Gov. Rick Scott's administration is demanding a face-to-face meeting to seek "immediate cost concessions" and refunds of "excessive administrative costs" with a state vendor that pays its top executive $1.2 million a year.

The showdown follows this report by the Times/Herald on the compensation a non-profit Tallahassee foundation pays its chief executive.

Department of Juvenile Justice Secretary Wansley Walters called for the meeting, at 10 a.m. Monday at DJJ headquarters, with officials of the Henry and Rilla White Foundation, a non-profit that has more than two dozen contracts across the state to care for troubled juveniles in state custody. 

DJJ is protesting what it claims is a dramatic increase in compensation for White Foundation CEO William Schossler -- most of it paid by Florida  taxpayers. The foundation's most recent 990 filing with the Internal Revenue Service, for 2010, shows that it paid Schossler $1.2 million, more than half of it in deferred compensation.

The state's highly unusual action also comes at a time when the leadership of the Senate is calling for intensive review of long-term contracts embedded deep in the state budget which are not usually reviewed or questioned by state legislators.

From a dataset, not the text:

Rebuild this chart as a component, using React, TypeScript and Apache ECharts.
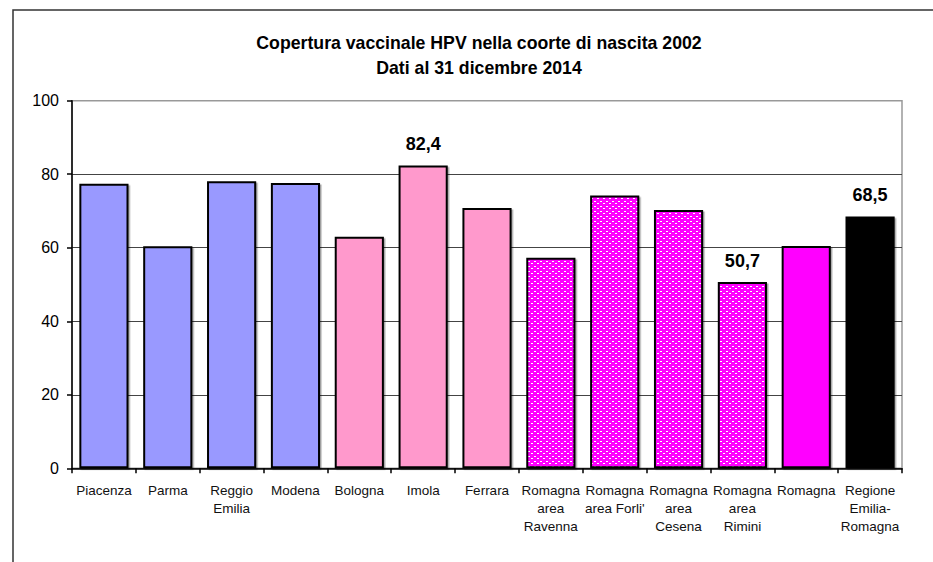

Sen. Rob Bradley, the Fleming Island Republican who chairs the Senate budget subcommittee that includes DJJ, said he learned of Schossler's pay package through news coverage, and he agrees with the actions Walters is taking. "I agree with DJJ's approach to the issue. I think the compensation is clearly excessive," Bradley said. 

DJJ rejected a request by the Times/Herald that a reporter be allowed to sit in on the discussions. "We have concluded that it would set an inappropriate precedent to allow a third party to be involved in such a discussion with a contract provider, even if only as an observer," DJJ spokesman C.J. Drake said in an email.